Morocco conjures up images of romance and mystery. Marrakesh, Tangier, Fez, Rabat, Casablanca — the names of these cities alone instantly help in creating that aura and allure. The Tantoco family has always had a special place in their hearts for Morocco — members of the family having lived and worked there at one time or another over several decades, and to this day.
So, we can be super-thankful that as the family behind Rustan’s, the Tantocos have always wanted to share this appreciation for things Moroccan with us. For their annual festival “Fall in Love with Morocco,” it was wonderful to see how they converted the fifth floor of Rustan’s Makati to Marrakesh’s medina, or a souk. The Cafe Casablanca (also on the fifth floor) just opened, and for a change this year, it will extend for months to come.
Like Filipinos, Moroccans are extremely proud of their cuisine, and it’s gained an enviable global reputation. To highlight the menu of the Cafe Casablanca this year, Marilen Tantoco hosted a very special Moroccan lunch. The media, sponsors HSBC, and other Tantoco family members made up the guest list. It was a baptism of fire of sorts for visiting chef Rachida Bousta and her assistant chef Fatima Zara. They had just flown in from Morocco the day before but they were excited and eager to have us sample genuine Moroccan cuisine — and they more than satisfied our curiosity.
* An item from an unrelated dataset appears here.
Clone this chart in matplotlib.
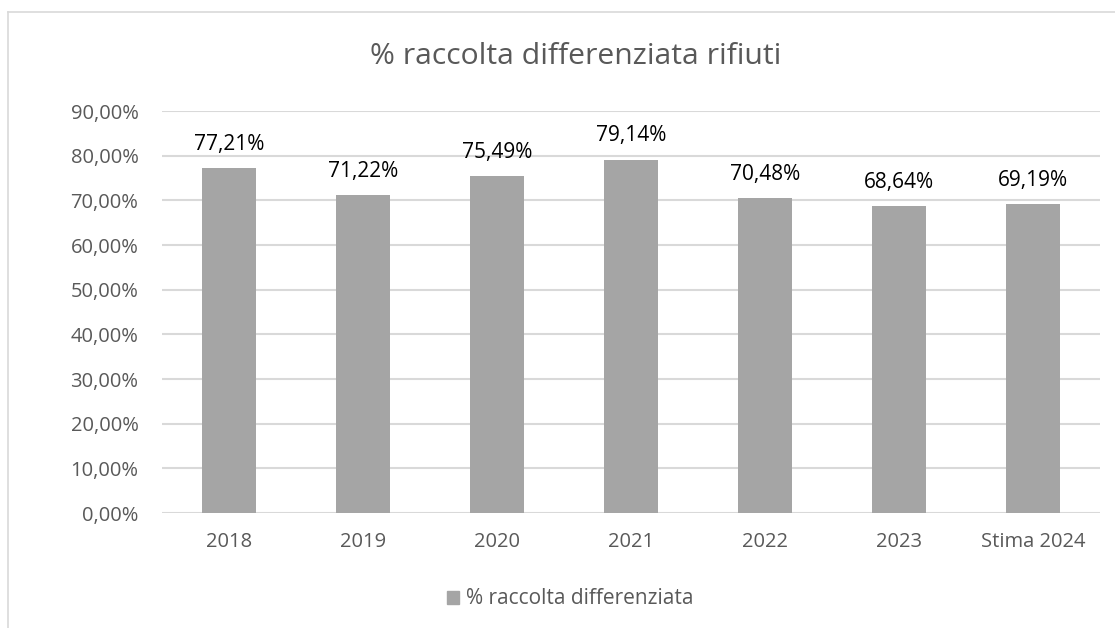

Naturally, the ubiquitous couscous was present, but it was a couscous of vegetables. I absolutely loved the traditional Moroccan salad — creating my personal mix of beetroot, carrot and potato bechamel, olives, a spinach dish, and this one made of peppers. A lamb tagine with prunes, pastilla of fish and chicken were the main courses. Look out for the dessert — we had pastilla with milk, orange with cinnamon, and rice with milk.
Moroccan cooking traditions are a virtual “melting pot” of influences that have arisen over centuries. You start with the native cuisine of the Berbers, then throw in the Arab flavors, and the influences coming from the Andalusians and the French. In general, Moroccan cuisine is complimented on its being relatively healthy. Most dishes are rich with vegetables and whole grains, all freshly prepared. Rather than utilizing refined sugar, they use sweet fruit and spices to add flavor; and you seldom see any dish that’s deep-fried. Lamb, which is leaner than red meat, is the preferred choice; and couscous is regarded as healthier than rice.
The Cafe Casablanca should prove to be a very interesting meeting place over the next few months. But more than the Moroccan culture and the food, which is being exposed to us, I’d like to talk about the passion with which the Tantocos are organizing festivals of this sort.
We know of their ties to Europe, particularly Italy and France, thanks to the brands they represent here in the Philippines. But to take something more personal, such as their affinity to Morocco, and converting that to Fall in Love with Morocco, and now, Cafe Casablanca, isn’t connected to some commercial linkage or consideration. But they’ve gone ahead with this, now on its second year, and it’s truly in the spirit of what Rustan’s founder and matriarch, Gliceria R. Tantoco, would have done.
Tita Glecy and Tito Benny were both good friends of my own mother and father, and every time I bump into Tito Benny at their events, he breaks out into a smile, reminiscing about them. So, it’s wonderful to see the two generations that are now running Rustan’s keeping that passion of Tita Glecy so alive.